_Required work_
Copy all lines below exactly as written. Leave pictures out.

_Data excerpt_
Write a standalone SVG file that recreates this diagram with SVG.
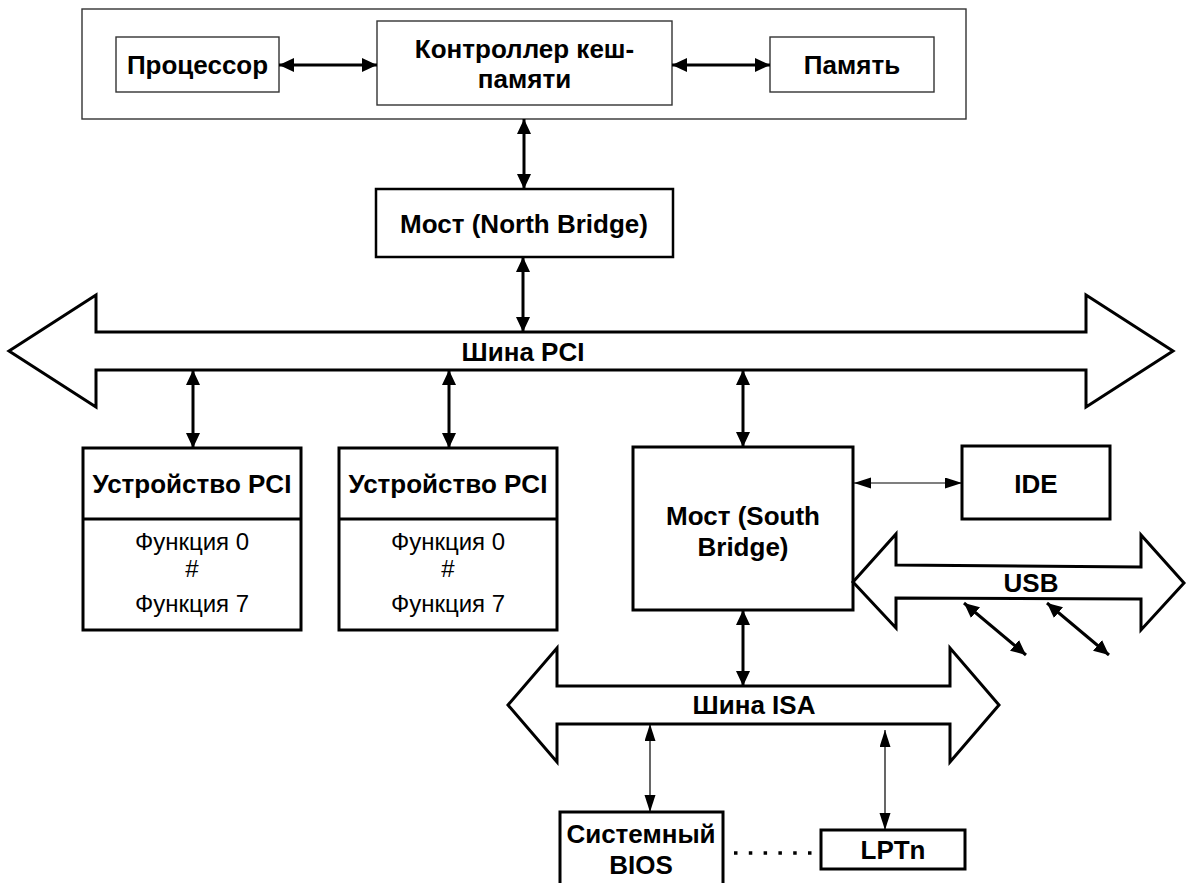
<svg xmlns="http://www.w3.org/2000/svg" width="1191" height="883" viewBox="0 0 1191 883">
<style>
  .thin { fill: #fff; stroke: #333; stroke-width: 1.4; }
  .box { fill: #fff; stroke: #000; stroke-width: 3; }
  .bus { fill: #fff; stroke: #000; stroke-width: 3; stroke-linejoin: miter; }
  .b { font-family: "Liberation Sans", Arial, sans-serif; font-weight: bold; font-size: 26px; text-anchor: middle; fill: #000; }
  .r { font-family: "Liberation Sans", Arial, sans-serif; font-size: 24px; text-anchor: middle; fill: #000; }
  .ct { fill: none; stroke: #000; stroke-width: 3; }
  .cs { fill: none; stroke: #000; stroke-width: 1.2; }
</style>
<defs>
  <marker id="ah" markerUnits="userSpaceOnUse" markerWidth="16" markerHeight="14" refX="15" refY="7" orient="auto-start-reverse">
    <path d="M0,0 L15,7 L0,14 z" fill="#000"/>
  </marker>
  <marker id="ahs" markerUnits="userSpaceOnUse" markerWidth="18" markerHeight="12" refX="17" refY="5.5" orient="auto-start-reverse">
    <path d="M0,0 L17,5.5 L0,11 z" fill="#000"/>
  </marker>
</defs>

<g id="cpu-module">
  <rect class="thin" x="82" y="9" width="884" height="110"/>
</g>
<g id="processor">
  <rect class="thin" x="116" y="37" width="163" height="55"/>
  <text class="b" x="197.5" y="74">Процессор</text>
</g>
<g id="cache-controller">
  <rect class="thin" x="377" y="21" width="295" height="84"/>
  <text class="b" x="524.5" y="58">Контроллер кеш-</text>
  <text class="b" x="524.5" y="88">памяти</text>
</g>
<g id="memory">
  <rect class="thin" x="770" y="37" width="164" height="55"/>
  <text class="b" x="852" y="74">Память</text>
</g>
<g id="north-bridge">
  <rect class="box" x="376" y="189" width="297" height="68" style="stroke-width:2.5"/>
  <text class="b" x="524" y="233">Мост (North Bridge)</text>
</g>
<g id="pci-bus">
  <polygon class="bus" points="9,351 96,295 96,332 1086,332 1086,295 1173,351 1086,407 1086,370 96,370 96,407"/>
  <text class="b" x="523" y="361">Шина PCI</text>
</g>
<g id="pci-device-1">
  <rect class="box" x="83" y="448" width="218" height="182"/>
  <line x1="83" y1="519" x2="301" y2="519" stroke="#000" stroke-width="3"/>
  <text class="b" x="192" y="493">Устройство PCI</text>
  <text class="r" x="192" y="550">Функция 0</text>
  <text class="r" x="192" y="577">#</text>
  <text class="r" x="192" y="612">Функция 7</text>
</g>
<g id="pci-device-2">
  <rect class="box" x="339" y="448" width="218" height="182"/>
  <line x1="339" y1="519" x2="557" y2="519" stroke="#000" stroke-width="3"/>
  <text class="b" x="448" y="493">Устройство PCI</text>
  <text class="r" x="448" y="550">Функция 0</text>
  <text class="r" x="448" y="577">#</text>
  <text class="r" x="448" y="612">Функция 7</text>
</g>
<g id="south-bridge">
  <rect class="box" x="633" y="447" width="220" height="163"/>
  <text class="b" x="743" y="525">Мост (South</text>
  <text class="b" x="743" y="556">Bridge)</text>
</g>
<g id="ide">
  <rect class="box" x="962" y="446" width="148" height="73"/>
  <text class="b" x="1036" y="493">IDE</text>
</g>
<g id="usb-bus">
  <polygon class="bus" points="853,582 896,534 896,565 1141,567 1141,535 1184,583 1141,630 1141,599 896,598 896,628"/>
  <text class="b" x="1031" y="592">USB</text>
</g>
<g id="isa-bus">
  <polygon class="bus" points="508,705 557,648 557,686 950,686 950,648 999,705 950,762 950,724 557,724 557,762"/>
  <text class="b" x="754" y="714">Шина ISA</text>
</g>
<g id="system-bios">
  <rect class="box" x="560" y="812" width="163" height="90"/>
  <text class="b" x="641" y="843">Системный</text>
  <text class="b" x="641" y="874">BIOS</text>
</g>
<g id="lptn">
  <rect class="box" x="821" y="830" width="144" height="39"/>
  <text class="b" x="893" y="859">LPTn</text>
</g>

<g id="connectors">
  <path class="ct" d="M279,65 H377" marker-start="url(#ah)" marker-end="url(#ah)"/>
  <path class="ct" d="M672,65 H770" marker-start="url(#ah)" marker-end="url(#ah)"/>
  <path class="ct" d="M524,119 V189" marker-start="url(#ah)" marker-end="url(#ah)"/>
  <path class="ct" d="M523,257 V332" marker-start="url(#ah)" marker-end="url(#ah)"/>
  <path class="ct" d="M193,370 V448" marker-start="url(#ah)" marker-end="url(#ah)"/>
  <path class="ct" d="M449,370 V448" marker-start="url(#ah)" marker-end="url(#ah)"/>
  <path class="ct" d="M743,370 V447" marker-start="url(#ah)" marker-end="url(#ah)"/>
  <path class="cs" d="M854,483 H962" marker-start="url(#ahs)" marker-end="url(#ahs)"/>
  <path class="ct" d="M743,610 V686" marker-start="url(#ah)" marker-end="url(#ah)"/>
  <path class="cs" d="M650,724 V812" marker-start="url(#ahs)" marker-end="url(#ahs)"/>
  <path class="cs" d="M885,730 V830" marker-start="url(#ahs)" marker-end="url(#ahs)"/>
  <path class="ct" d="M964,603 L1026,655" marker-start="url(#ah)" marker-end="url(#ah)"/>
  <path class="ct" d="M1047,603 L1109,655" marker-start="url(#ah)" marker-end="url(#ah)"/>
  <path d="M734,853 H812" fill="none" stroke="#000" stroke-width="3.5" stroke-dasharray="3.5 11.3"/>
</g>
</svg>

_Response below_
Write a standalone SVG file that recreates this diagram with SVG.
<svg xmlns="http://www.w3.org/2000/svg" width="1191" height="883" viewBox="0 0 1191 883">
<style>
  .thin { fill: #fff; stroke: #333; stroke-width: 1.4; }
  .box { fill: #fff; stroke: #000; stroke-width: 3; }
  .bus { fill: #fff; stroke: #000; stroke-width: 3; stroke-linejoin: miter; }
  .b { font-family: "Liberation Sans", Arial, sans-serif; font-weight: bold; font-size: 26px; text-anchor: middle; fill: #000; }
  .r { font-family: "Liberation Sans", Arial, sans-serif; font-size: 24px; text-anchor: middle; fill: #000; }
  .ct { fill: none; stroke: #000; stroke-width: 3; }
  .cs { fill: none; stroke: #000; stroke-width: 1.2; }
</style>
<defs>
  <marker id="ah" markerUnits="userSpaceOnUse" markerWidth="16" markerHeight="14" refX="15" refY="7" orient="auto-start-reverse">
    <path d="M0,0 L15,7 L0,14 z" fill="#000"/>
  </marker>
  <marker id="ahs" markerUnits="userSpaceOnUse" markerWidth="18" markerHeight="12" refX="17" refY="5.5" orient="auto-start-reverse">
    <path d="M0,0 L17,5.5 L0,11 z" fill="#000"/>
  </marker>
</defs>

<g id="cpu-module">
  <rect class="thin" x="82" y="9" width="884" height="110"/>
</g>
<g id="processor">
  <rect class="thin" x="116" y="37" width="163" height="55"/>
  <text class="b" x="197.5" y="74">Процессор</text>
</g>
<g id="cache-controller">
  <rect class="thin" x="377" y="21" width="295" height="84"/>
  <text class="b" x="524.5" y="58">Контроллер кеш-</text>
  <text class="b" x="524.5" y="88">памяти</text>
</g>
<g id="memory">
  <rect class="thin" x="770" y="37" width="164" height="55"/>
  <text class="b" x="852" y="74">Память</text>
</g>
<g id="north-bridge">
  <rect class="box" x="376" y="189" width="297" height="68" style="stroke-width:2.5"/>
  <text class="b" x="524" y="233">Мост (North Bridge)</text>
</g>
<g id="pci-bus">
  <polygon class="bus" points="9,351 96,295 96,332 1086,332 1086,295 1173,351 1086,407 1086,370 96,370 96,407"/>
  <text class="b" x="523" y="361">Шина PCI</text>
</g>
<g id="pci-device-1">
  <rect class="box" x="83" y="448" width="218" height="182"/>
  <line x1="83" y1="519" x2="301" y2="519" stroke="#000" stroke-width="3"/>
  <text class="b" x="192" y="493">Устройство PCI</text>
  <text class="r" x="192" y="550">Функция 0</text>
  <text class="r" x="192" y="577">#</text>
  <text class="r" x="192" y="612">Функция 7</text>
</g>
<g id="pci-device-2">
  <rect class="box" x="339" y="448" width="218" height="182"/>
  <line x1="339" y1="519" x2="557" y2="519" stroke="#000" stroke-width="3"/>
  <text class="b" x="448" y="493">Устройство PCI</text>
  <text class="r" x="448" y="550">Функция 0</text>
  <text class="r" x="448" y="577">#</text>
  <text class="r" x="448" y="612">Функция 7</text>
</g>
<g id="south-bridge">
  <rect class="box" x="633" y="447" width="220" height="163"/>
  <text class="b" x="743" y="525">Мост (South</text>
  <text class="b" x="743" y="556">Bridge)</text>
</g>
<g id="ide">
  <rect class="box" x="962" y="446" width="148" height="73"/>
  <text class="b" x="1036" y="493">IDE</text>
</g>
<g id="usb-bus">
  <polygon class="bus" points="853,582 896,534 896,565 1141,567 1141,535 1184,583 1141,630 1141,599 896,598 896,628"/>
  <text class="b" x="1031" y="592">USB</text>
</g>
<g id="isa-bus">
  <polygon class="bus" points="508,705 557,648 557,686 950,686 950,648 999,705 950,762 950,724 557,724 557,762"/>
  <text class="b" x="754" y="714">Шина ISA</text>
</g>
<g id="system-bios">
  <rect class="box" x="560" y="812" width="163" height="90"/>
  <text class="b" x="641" y="843">Системный</text>
  <text class="b" x="641" y="874">BIOS</text>
</g>
<g id="lptn">
  <rect class="box" x="821" y="830" width="144" height="39"/>
  <text class="b" x="893" y="859">LPTn</text>
</g>

<g id="connectors">
  <path class="ct" d="M279,65 H377" marker-start="url(#ah)" marker-end="url(#ah)"/>
  <path class="ct" d="M672,65 H770" marker-start="url(#ah)" marker-end="url(#ah)"/>
  <path class="ct" d="M524,119 V189" marker-start="url(#ah)" marker-end="url(#ah)"/>
  <path class="ct" d="M523,257 V332" marker-start="url(#ah)" marker-end="url(#ah)"/>
  <path class="ct" d="M193,370 V448" marker-start="url(#ah)" marker-end="url(#ah)"/>
  <path class="ct" d="M449,370 V448" marker-start="url(#ah)" marker-end="url(#ah)"/>
  <path class="ct" d="M743,370 V447" marker-start="url(#ah)" marker-end="url(#ah)"/>
  <path class="cs" d="M854,483 H962" marker-start="url(#ahs)" marker-end="url(#ahs)"/>
  <path class="ct" d="M743,610 V686" marker-start="url(#ah)" marker-end="url(#ah)"/>
  <path class="cs" d="M650,724 V812" marker-start="url(#ahs)" marker-end="url(#ahs)"/>
  <path class="cs" d="M885,730 V830" marker-start="url(#ahs)" marker-end="url(#ahs)"/>
  <path class="ct" d="M964,603 L1026,655" marker-start="url(#ah)" marker-end="url(#ah)"/>
  <path class="ct" d="M1047,603 L1109,655" marker-start="url(#ah)" marker-end="url(#ah)"/>
  <path d="M734,853 H812" fill="none" stroke="#000" stroke-width="3.5" stroke-dasharray="3.5 11.3"/>
</g>
</svg>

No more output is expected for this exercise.